Frau Schütz kommt um die Ecke, sieht uns und erkennt uns sofort wieder, begrüßt uns herzlich, weiß sofort wer wir sind. Sie hat unseren Blog bis zur Heimkehr verfolgt und freut sich über das Wiedersehen. Manchmal sind wir Deutschen einfach viel zu kompliziert. Am Ende des Tages haben wir ihr eine Freude machen können und freuen uns wie verrückt darüber. Mit einem herrlichen Nachmittag hinter uns, einer neuen Erinnerung und ein paar Flaschen des besten Wachauweines im Gepäck radeln wir heiter den Donauradweg wieder zurück, bis wir die Sonne hinter den Bäumen versinken sehen. Am Rande der Donau bieten uns ein paar Bäume ein Plätzchen für die Nacht, hier haben wir noch ganz fest die Freude der guten Dame vor Augen. Ist das nicht das wahre Glück, wenn dir jemand ein Lächeln schenkt?

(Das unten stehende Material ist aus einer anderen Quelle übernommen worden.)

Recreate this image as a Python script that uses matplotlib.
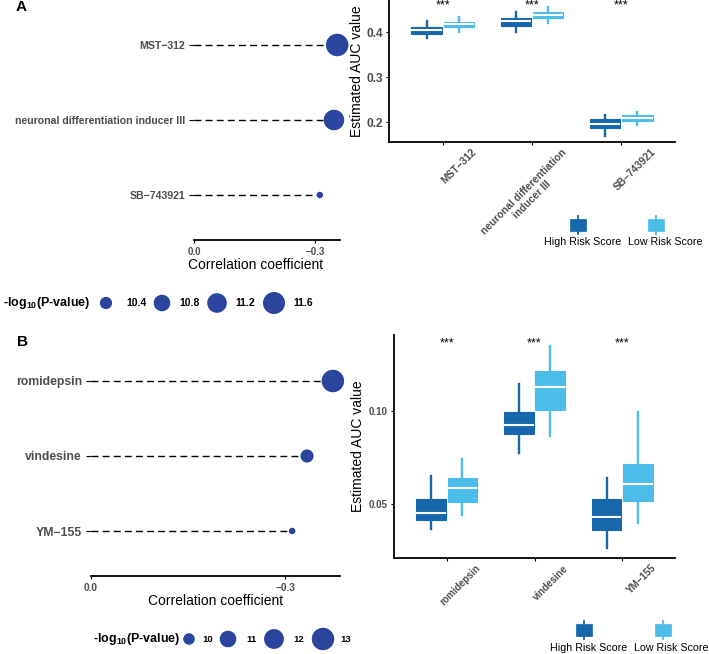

Wir halten Kurs auf Bratislava. Die Hauptstadt der Slowakei liegt nur ca. 80km von Wien entfernt und der Eurovelo 6 führt uns hinein. Ein kleines Stück der 'Lücke' auf der Landkarte können wir mit diesen Kilometern schließen, die sich vor 2,5 Jahren durch die gezwungene Zugfahrt nach Budapest ergeben hat. Die Burg von Bratislava kündigt schon von weitem die Stadt am anderen Donauufer an. Das Stadtgebiet ist von Radwegen umgeben und durchzogen und die Fahrt angenehm, Tills Pedale knackt, aber hält immer noch. Es erwartet uns hier ein Warmshowers-host in seinem Gewächshaus. Erich ist ein freundlicher Kerl mit großem Herzen, eine Teil seiner Ernte gibt er an bedürftige Familien weiter und nebenbei bietet er Radreisenden einen Unterschlupf für die Nacht. So können auch wir zwei Nächte in einem Hochbett unter dem Glasdach des Gewächshauses mit Blick in dem nächtlichen Himmel verbringen. Eine tolle Atmosphäre, die wir jedem Besucher der Stadt nur weiterempfehlen können. (https://www.booking.com/hotel/sk/rastlinky-reed-cottages.sk.html) Hier geht unsere kleine Urlaubsreise zu Ende. Vorerst. Auch wenn sich der Donauradweg nach 'Heimkommen' angefühlt hat, so hat er doch auch Lust auf viel mehr gemacht.